What’s up with these titles? While pursuing an intergalactic perp on earth, lady alien cop Birdy Cephon Altera accidentally kills Tsutomu Senkawa, an innocent teenage boy. In order to preserve his mind while her superiors try to rebuild him, Birdy merges his consciousness into hers, leaving the two stuck in an awkward bodily timeshare where Birdy attempts to continue her investigation and Tsutomu tries not to die of embarrassment. A classier affair than you might imagine, Birdy is an amusing take on the secret identity story, boasting crisp animation and fluid, well-choreographed action. I feel the original run from the 1990s has more bite, but a later reboot, “Decode”, is still fun and much easier to come by at the moment.

The Guyver:

You might just remember this one. Possessed by an alien artifact that grants him a suit of biomechanical armour, high-school everyman Sho Fukamachi is relentlessly pursued by the evil Cronos corporation, determined to make the alien being part of their bid take over the world.
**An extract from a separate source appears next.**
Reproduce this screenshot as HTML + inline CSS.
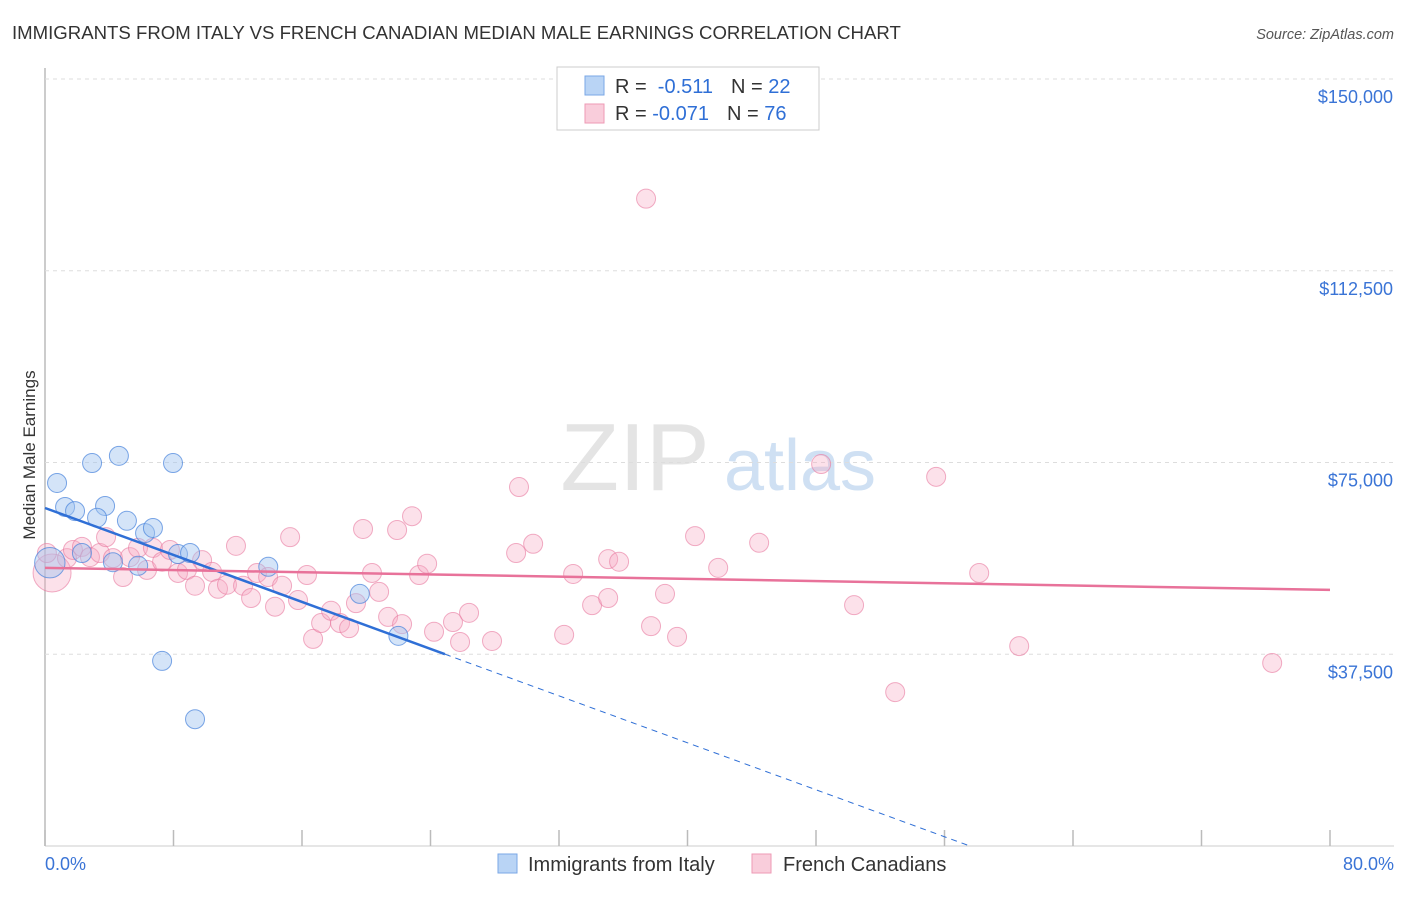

Adapted three times into anime and always soundly thrashed by the critics, the second version was still hugely popular over here on video in the 1990s. Time has not been kind to its basic storytelling and laughable English dub, but with its brutal, slice-em-up action and memorably hideous monster design, it’s not hard to see why this was the show that your mate nicked the tapes of and wouldn’t give them back until you got your dad to complain to his mum.

So there you are, three very different responses to the superhero genre. Tiger & Bunny can be officially streamed via the Animax UK website, if you’re willing to sign up for a two-week free trial, while both seasons of Birdy the Mighty: Decode are available on youtube thanks to Manga Entertainment (link below). Sadly, the ’90s Guyver never made it to DVD in the UK, but VHS tapes sold by the bucket-load and are not hard to come by.